This is a post I wrote a month ago while waiting for my flight to Taipei. I was inspired to put some thoughts down when I saw what people were emptying their wallets on in the duty-free arcade.
Sunday, 4:42pm – Gate 121, Incheon Airport, South Korea
Question of the Day: How can you own fewer items and remain satisfied?
I strive to own as few things as possible, but I still like to enjoy the comfort of advanced technology and craftsmanship.
I’m happy to have a smartphone with an Internet connection in my pocket so that I can stay in touch with my friends and family. The device is also handy for looking up train routes and timetables on the go, and I love the fact that if I tell it to do so, my phone will magically remind me to do something at the right moment.
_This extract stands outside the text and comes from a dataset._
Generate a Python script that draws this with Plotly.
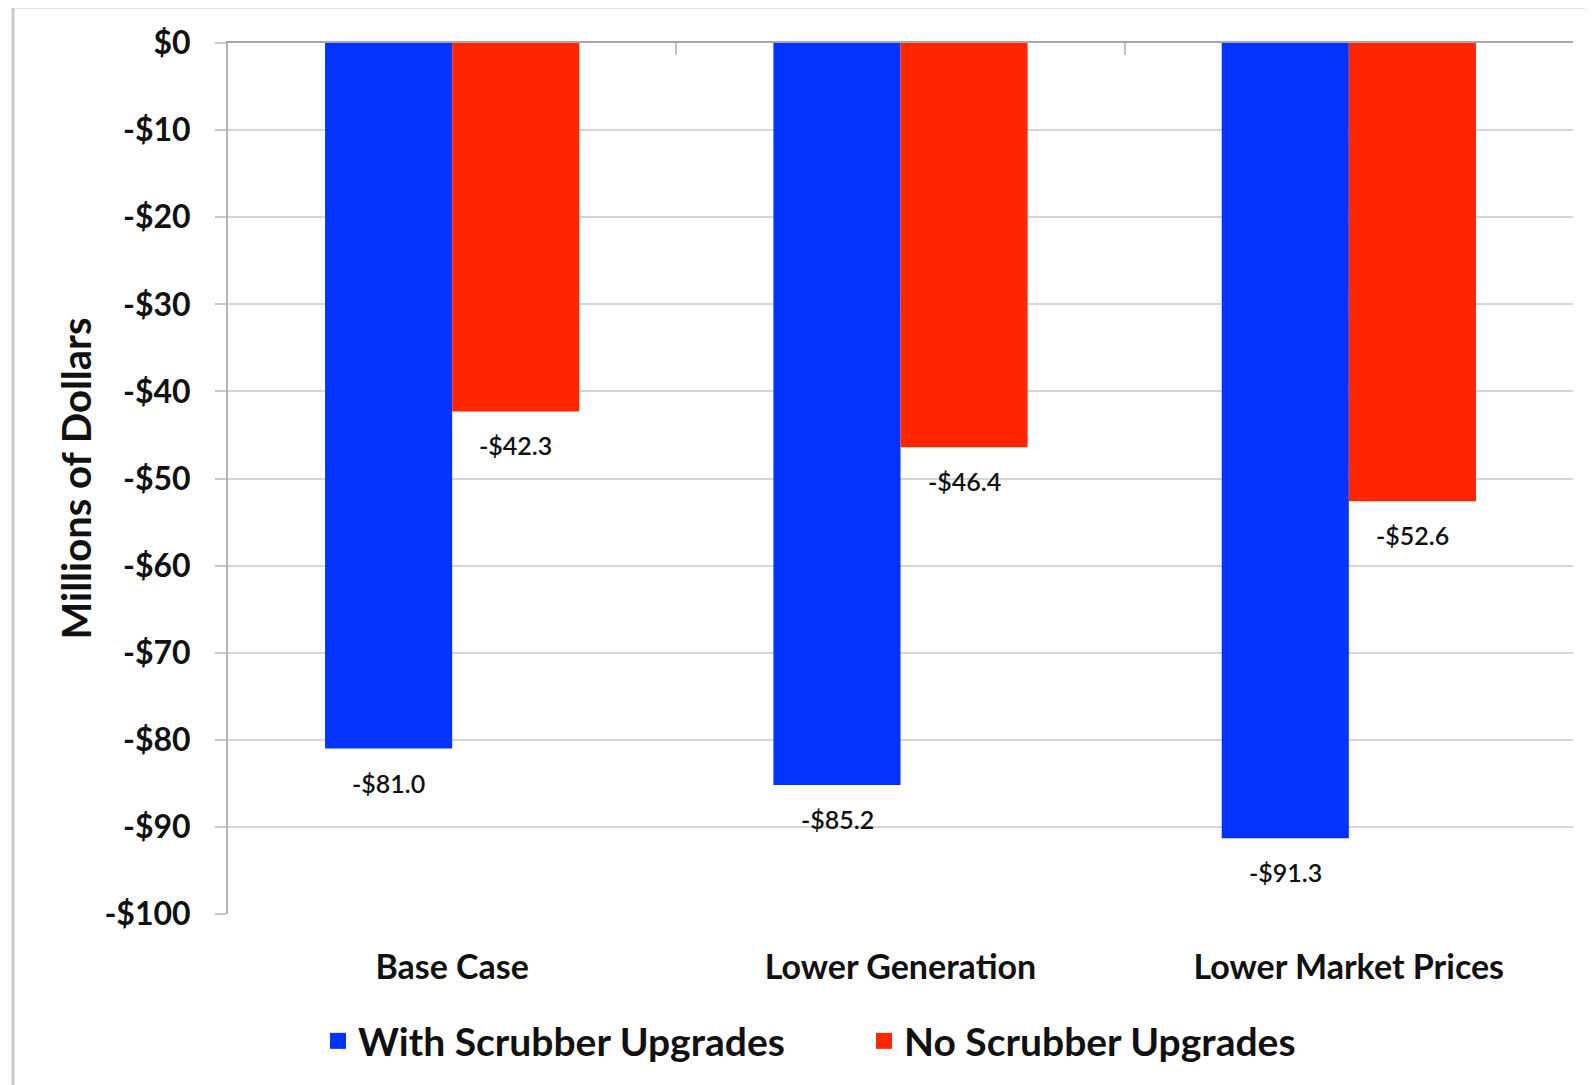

That’s just incredible. And it also performs well as a portable music player and RSS reader.
Before I used to buy lots of things I didn’t need at all. I used to hoard stacks of key holders, figures, pens, and all kinds of junk that just ended up cluttering the closet.
Some minimalists might argue that food, clothes, and shelter are the only necessities in life—period. But ordinary people like myself (I think) still want to have a soft bed and a reading lamp in the bedroom, and a couch in the living room, and more than one ricebowl and a pair of chopsticks per person in the pantry. Etc.
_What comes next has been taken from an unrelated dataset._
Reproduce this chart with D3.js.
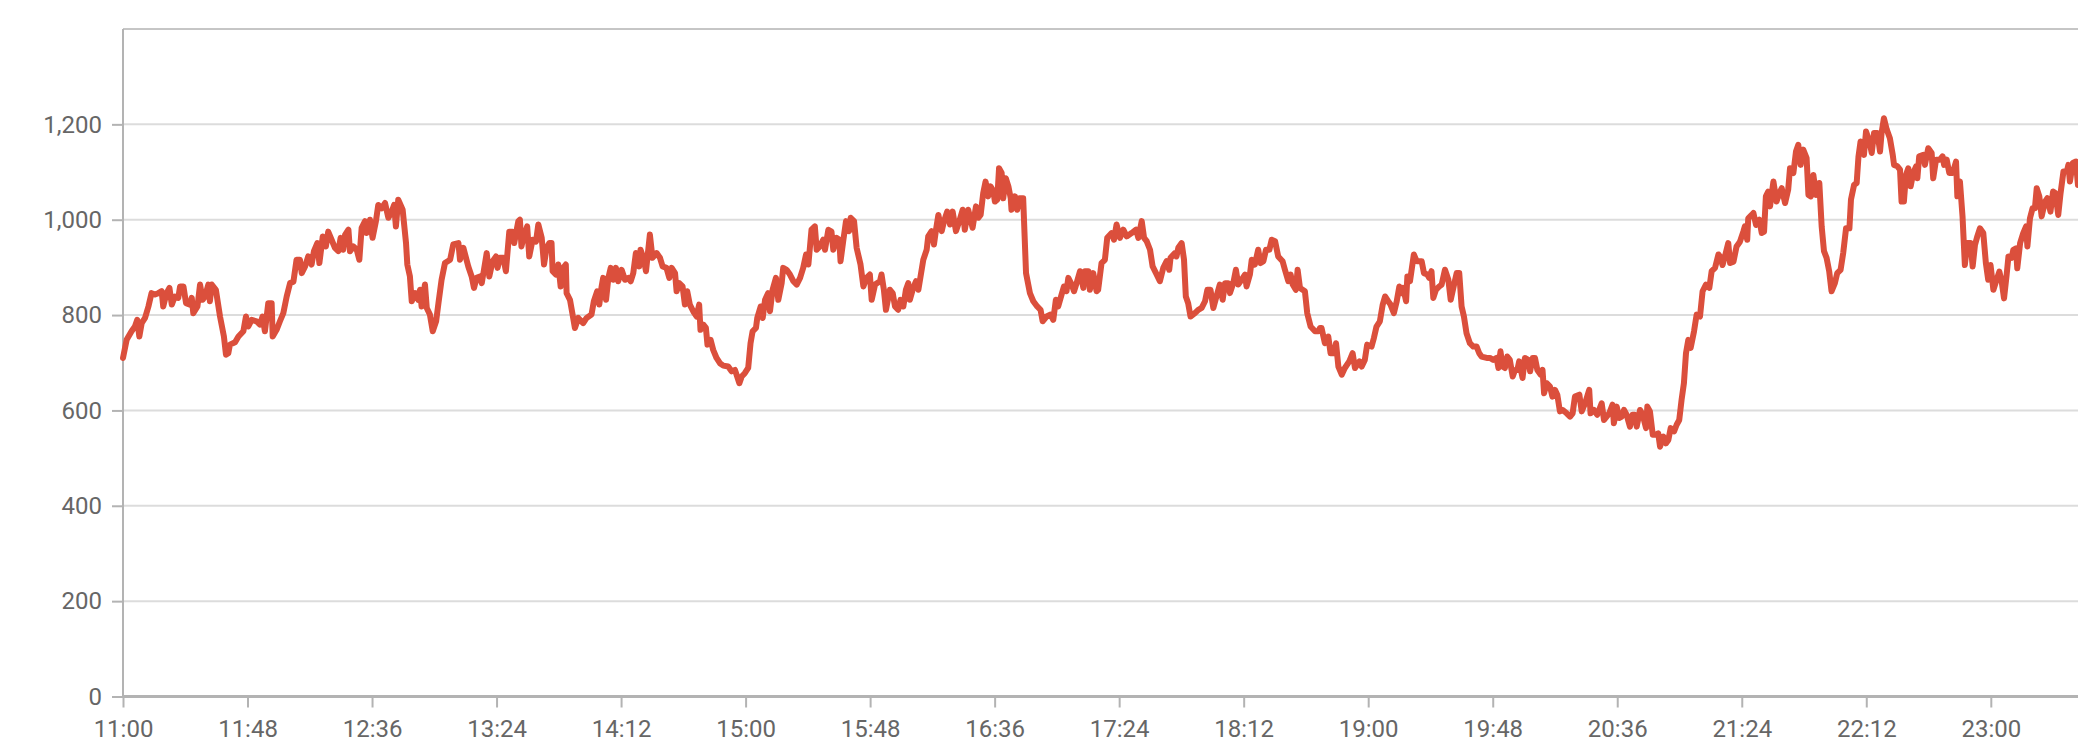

The problem arises when excess takes over necessity.
It’s easy to associate necessity with usefulness—or more commonly, the feeling of “just in case”. Noodle makers are useful, but not necessary unless you own a noodle shop or consistently make your noodles from scratch. But do you need to have five pairs of scissors lying around in the house? You would probably do just as well having only one pair with razor-sharp blades made of solid stainless steel. Do you need both an MP3 player AND a mobile phone that can play music? How about replacing your bookshelf with an ebook reader?
Before becoming an iPhone convert, I used to switch phones on a yearly basis because I was never happy with what I had, so I kept looking for newer and better models. But when I got my first iPhone—the 3GS—I was content. Not only was the operating system easy to use and responsive, the outer shell was pleasing as well. And after two model updates since 2009, I still haven’t felt the urge to upgrade since the 3GS perfectly satisfies my needs.
The same principle applies to other items as well. Surely, getting a $400 Louis Vuitton wallet won’t guarantee unlimited durability, but by investing a bit of money in genuine leather and fine craftsmanship, you can be quite sure that your wallet will last a decade or two.